[Recorded data]
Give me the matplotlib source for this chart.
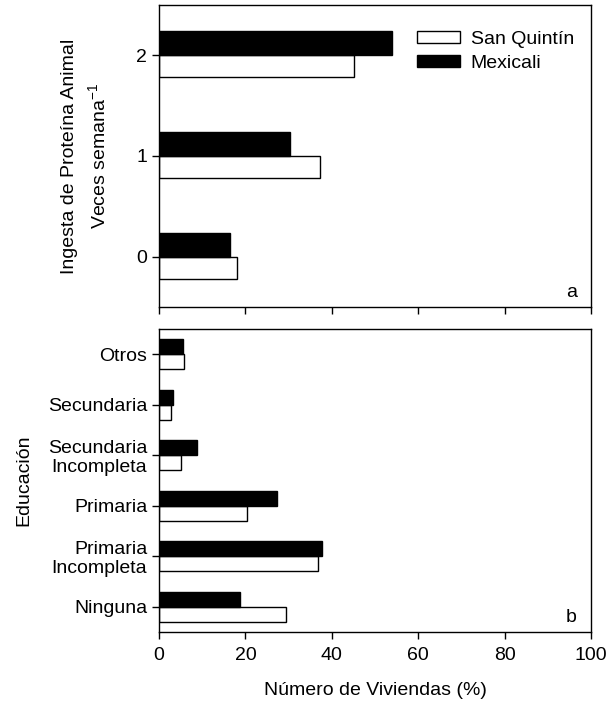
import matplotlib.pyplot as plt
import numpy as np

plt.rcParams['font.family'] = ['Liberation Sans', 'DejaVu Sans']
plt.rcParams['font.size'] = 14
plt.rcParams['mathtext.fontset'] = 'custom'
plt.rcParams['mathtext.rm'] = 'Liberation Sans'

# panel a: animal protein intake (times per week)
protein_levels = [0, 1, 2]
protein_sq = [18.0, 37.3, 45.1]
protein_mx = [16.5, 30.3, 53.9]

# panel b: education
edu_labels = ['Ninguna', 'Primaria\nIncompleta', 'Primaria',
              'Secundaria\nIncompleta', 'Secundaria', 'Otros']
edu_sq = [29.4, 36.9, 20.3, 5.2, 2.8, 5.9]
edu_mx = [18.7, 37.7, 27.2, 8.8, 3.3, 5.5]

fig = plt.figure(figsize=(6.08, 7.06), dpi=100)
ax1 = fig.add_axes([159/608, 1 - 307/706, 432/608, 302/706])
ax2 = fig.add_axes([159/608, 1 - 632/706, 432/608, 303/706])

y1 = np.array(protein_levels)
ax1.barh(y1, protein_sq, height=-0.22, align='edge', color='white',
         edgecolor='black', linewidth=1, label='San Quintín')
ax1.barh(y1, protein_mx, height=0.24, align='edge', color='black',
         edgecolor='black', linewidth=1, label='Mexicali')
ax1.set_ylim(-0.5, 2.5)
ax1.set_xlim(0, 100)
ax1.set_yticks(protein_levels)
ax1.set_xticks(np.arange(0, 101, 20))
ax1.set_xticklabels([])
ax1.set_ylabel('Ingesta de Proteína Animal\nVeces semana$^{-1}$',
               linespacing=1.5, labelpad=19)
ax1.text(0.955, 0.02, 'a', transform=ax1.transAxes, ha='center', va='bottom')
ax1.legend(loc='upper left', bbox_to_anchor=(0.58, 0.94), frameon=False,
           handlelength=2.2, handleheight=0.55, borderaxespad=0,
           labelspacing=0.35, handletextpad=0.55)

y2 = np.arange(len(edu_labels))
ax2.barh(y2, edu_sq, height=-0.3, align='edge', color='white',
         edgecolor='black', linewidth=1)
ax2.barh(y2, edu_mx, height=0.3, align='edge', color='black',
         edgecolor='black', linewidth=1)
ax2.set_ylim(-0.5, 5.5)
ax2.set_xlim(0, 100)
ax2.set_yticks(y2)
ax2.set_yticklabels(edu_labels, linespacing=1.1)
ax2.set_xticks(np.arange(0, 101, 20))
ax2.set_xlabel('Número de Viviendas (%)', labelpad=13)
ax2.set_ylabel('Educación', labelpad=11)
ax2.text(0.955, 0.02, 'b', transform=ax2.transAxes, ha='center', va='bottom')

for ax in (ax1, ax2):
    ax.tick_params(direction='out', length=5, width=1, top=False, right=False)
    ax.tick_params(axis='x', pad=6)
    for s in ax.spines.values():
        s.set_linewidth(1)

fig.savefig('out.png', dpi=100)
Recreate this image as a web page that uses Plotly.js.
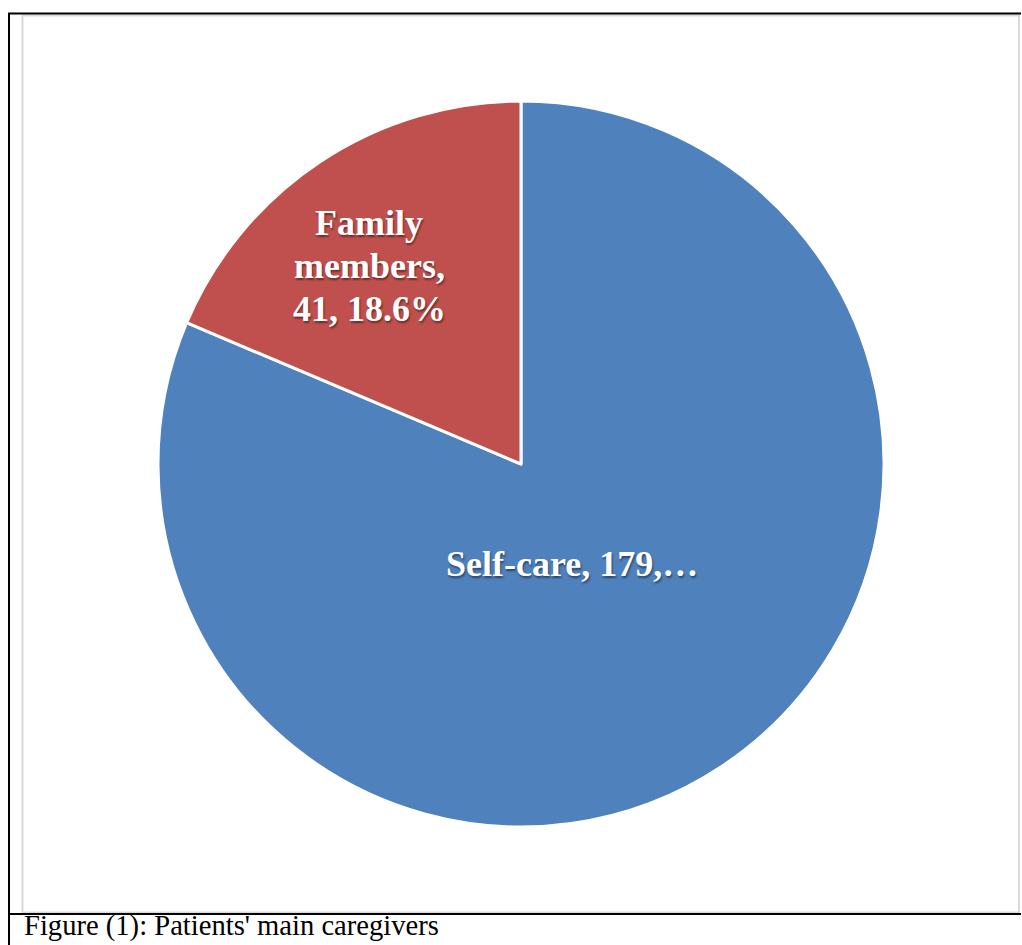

__STATED TASK__
Your task is to restate word for word the lines from the top of the data to the line containing "plt.rcParams['mathtext.rm'] = 'Liberation", both ends included, with every picture left out.

__THE RESPONSE__
Give me the matplotlib source for this chart.
import matplotlib.pyplot as plt
import numpy as np

plt.rcParams['font.family'] = ['Liberation Sans', 'DejaVu Sans']
plt.rcParams['font.size'] = 14
plt.rcParams['mathtext.fontset'] = 'custom'
plt.rcParams['mathtext.rm'] = 'Liberation Sans'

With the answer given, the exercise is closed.